Cumhurbaşkanlığı Savunma Sanayii Başkanlığı (SSB) tarafından Hava Kuvvetleri Komutanlığının muharip uçak ihtiyacını karşılamak amacıyla başlatılan ve Türk Havacılık Uzay Sanayii (TUSAŞ) tarafından geliştirilen milli muharip uçak KAAN, dünya basınının yakın takibinde olmayı sürdürüyor.
KAAN projesinin ortaya çıkış hikayesi Çin Halk Kurtuluş Ordusunun yayın organı "PLA Daily" gazetesinde geniş yer buldu.
KAAN'ın özelliklerine dikkat çeken gazete, milli muharip uçağımızın "beşinci nesil" olarak adlandırılmayı hak ettiğini yazdı.
Türkiye'nin projeyi hayata geçirmesine etki eden sebeplere değinen Çin basını, Rus yapımı S-400 hava savunma sistemi alımı sonrası ABD'nin Türkiye'yi F-35 Projesi'nden çıkarmasına işaret edildi.
900'den fazla parçanın üretiminde yer alan Türkiye'nin F-35 projesinden çıkarılmasının KAAN için itici güç olduğu belirtildi.
F-35 feshinin Türkiye'yi beşinci nesil savaş uçağını geliştirme konusunda daha kararlı hale getirdiği vurgulanan makalede, "Dünyada 'beşinci nesil uçak kulübüne' giren az sayıda ülkeden biri olmak, Türk halkını mutlu ediyor." ifadesine yer verildi.
Türk Hava Kuvvetlerine sağlanacak 100'ün üzerinde KAAN'a ek olarak, Azerbaycan ve Pakistan gibi dost ve müttefik ülkeler dahil edildiğinde yaklaşık 300 KAAN siparişi beklendiği kaydedildi.
F-35 sanayi zincirinin önemli bir parçasını oluşturmanın ülkenin havacılık ve uzay üretim kabiliyetlerinin artmasında önem taşıdığı ancak Türkiye'nin son yıllarda dünya askeri sahnesinde sıkça boy göstermesinin, KAAN'ın dünya çapında çok çeşitli ülkelerin dikkatini çekmesine neden olduğuna işaret edildi.

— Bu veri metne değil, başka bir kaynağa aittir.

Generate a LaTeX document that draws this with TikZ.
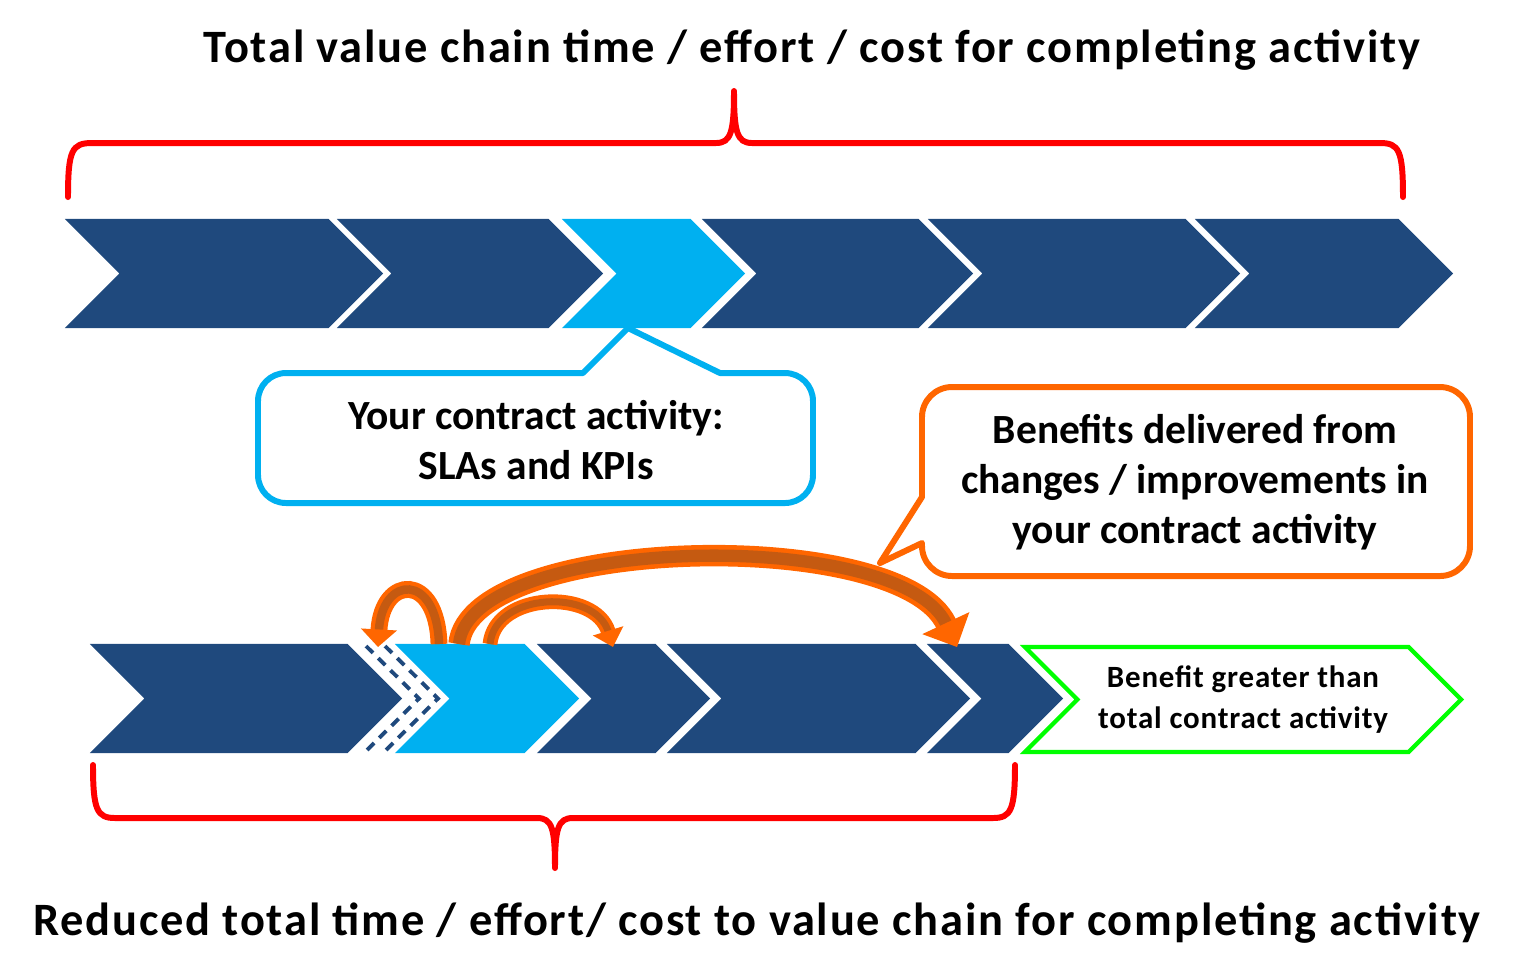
\documentclass[tikz,border=0pt]{standalone}
\usepackage{fontspec}
\setmainfont{Carlito}
\usetikzlibrary{shapes.symbols, arrows.meta}
\definecolor{chainnavy}{RGB}{31, 73, 125}
\definecolor{chainblue}{RGB}{0, 176, 240}
\definecolor{gainorange}{RGB}{255, 102, 0}
\definecolor{gaindark}{RGB}{197, 90, 17}
\definecolor{gaingreen}{RGB}{0, 255, 0}
\tikzset{
  stage/.style={
    signal,
    signal to=east,
    signal from=west,
    signal pointer angle=90,
    fill=chainnavy,
    minimum height=1.09cm,
    inner sep=0pt,
    outer sep=0pt
  },
  yourstage/.style={
    stage,
    fill=chainblue
  },
  gainstage/.style={
    stage,
    fill=white,
    draw=gaingreen,
    line width=1.2pt,
    minimum height=1.05cm,
    align=center,
    font=\fontsize{8.8}{11.4}\selectfont\bfseries\addfontfeatures{LetterSpace=2.7}
  },
  redbrace/.style={
    draw=red,
    line width=1.7pt,
    line cap=round,
    line join=round
  },
  bubble/.style={
    line width=1.7pt,
    fill=white,
    line join=round
  },
  bubbletext/.style={
    align=center,
    font=\fontsize{11.8}{14.2}\selectfont\bfseries
  },
  heading/.style={
    font=\fontsize{13.2}{15}\selectfont\bfseries\addfontfeatures{LetterSpace=3.9}
  },
  jump/.style={
    draw=gainorange,
    double=gaindark,
    line cap=butt
  },
  ghost/.style={
    draw=chainnavy,
    line width=1.1pt,
    dash pattern=on 2.8pt off 2.1pt
  }
}

\begin{document}
\begin{tikzpicture}[x=0.01cm, y=-0.01cm]
  \useasboundingbox (0,0) rectangle (1517,959);

  % headings
  \node[heading] (toptitle) at (812,50) {Total value chain time / effort / cost for completing activity};
  \node[heading] (bottitle) at (757,923) {Reduced total time / effort/ cost to value chain for completing activity};

  % upper value chain
  \node[stage, minimum width=3.18cm] (c1) at (224,273.5) {};
  \node[stage, minimum width=2.66cm] (c2) at (470,273.5) {};
  \node[yourstage, minimum width=1.83cm] (c3) at (653.5,273.5) {};
  \node[stage, minimum width=2.71cm] (c4) at (837.5,273.5) {};
  \node[stage, minimum width=3.12cm] (c5) at (1084,273.5) {};
  \node[stage, minimum width=2.58cm] (c6) at (1324,273.5) {};

  % lower value chain
  \node[stage, minimum width=3.12cm] (b1) at (246,698.5) {};
  \node[yourstage, minimum width=1.84cm] (b2) at (487,698.5) {};
  \node[stage, minimum width=1.73cm] (b3) at (623.5,698.5) {};
  \node[stage, minimum width=3.03cm] (b4) at (818.5,698.5) {};
  \node[stage, minimum width=1.36cm] (b5) at (995,698.5) {};
  \node[gainstage, minimum width=4.36cm] (gain) at (1243,699.5) {Benefit greater than\\total contract activity};

  % removed effort
  \draw[ghost] (366,646) -- (419,698.5) -- (366,751);
  \draw[ghost] (385,646) -- (438,698.5) -- (385,751);

  % braces
  \draw[redbrace] (68,197) .. controls (68,150) and (72,143) .. (92,143) -- (716,143)
    .. controls (731,143) and (734,132) .. (734,91)
    .. controls (734,132) and (737,143) .. (752,143) -- (1380,143)
    .. controls (1399,143) and (1403,150) .. (1403,197);
  \draw[redbrace] (93,765) .. controls (93,810) and (97,818) .. (115,818) -- (537,818)
    .. controls (552,818) and (555,828) .. (555,868)
    .. controls (555,828) and (558,818) .. (573,818) -- (993,818)
    .. controls (1011,818) and (1015,810) .. (1015,765);

  % callouts
  \draw[bubble, draw=chainblue] (628,328) -- (720,373) [rounded corners=0.28cm] -- (813,373)
    -- (813,503) -- (258,503) -- (258,373) [sharp corners] -- (583,373) -- cycle;
  \node[bubbletext] (slatext) at (536,440) {Your contract activity:\\SLAs and KPIs};

  \draw[bubble, draw=gainorange] (880,563) -- (922,543) [rounded corners=0.3cm] -- (922,576)
    -- (1470,576) -- (1470,387) -- (922,387) [sharp corners] -- (922,497) -- cycle;
  \node[bubbletext] (gaintext) at (1195,482) {Benefits delivered from\\changes / improvements in\\your contract activity};

  % effort moved along the chain
  \coordinate (s1) at (439,644);
  \coordinate (e1) at (378,647);
  \coordinate (s2) at (459,644);
  \coordinate (e2) at (957,647);
  \coordinate (s3) at (490,644);
  \coordinate (e3) at (613,647);
  \draw[jump, line width=1.2pt, double distance=2.4pt, -{Triangle[width=10pt, length=5pt]}]
    (s1) .. controls (437,572) and (382,575) .. (e1);
  \draw[jump, line width=1.3pt, double distance=3.5pt, -{Triangle[width=14.5pt, length=7.5pt]}]
    (s2) .. controls (470,535) and (900,525) .. (e2);
  \draw[jump, line width=1.1pt, double distance=2pt, -{Triangle[width=8.8pt, length=4.8pt]}]
    (s3) .. controls (495,592) and (595,588) .. (e3);
\end{tikzpicture}
\end{document}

Makalede, Türkiye'nin askeri sanayisinin dışa bağımlılık oranının 2002'de yüzde 80 iken yüzde 20'ye kadar gerilediği, havacılık ve savunma şirketlerinin sayısının 2002'de 56 iken 2019'da bin 500'e kadar çıktığı ifade edilerek, KAAN'ın yerlileştirme oranının yüzde 80'e ulaşmasının beklendiğinin altı çizildi.
Makalede KAAN'ın gövdesinde çok sayıda karbon fiber kompozit ve radar dalgası emici malzeme kullanılarak radar gizliliği kabiliyeti kazandığı, bunun "beşinci nesil uçak" kabul edilmesi için önemli bir kriter olduğu vurgulandı.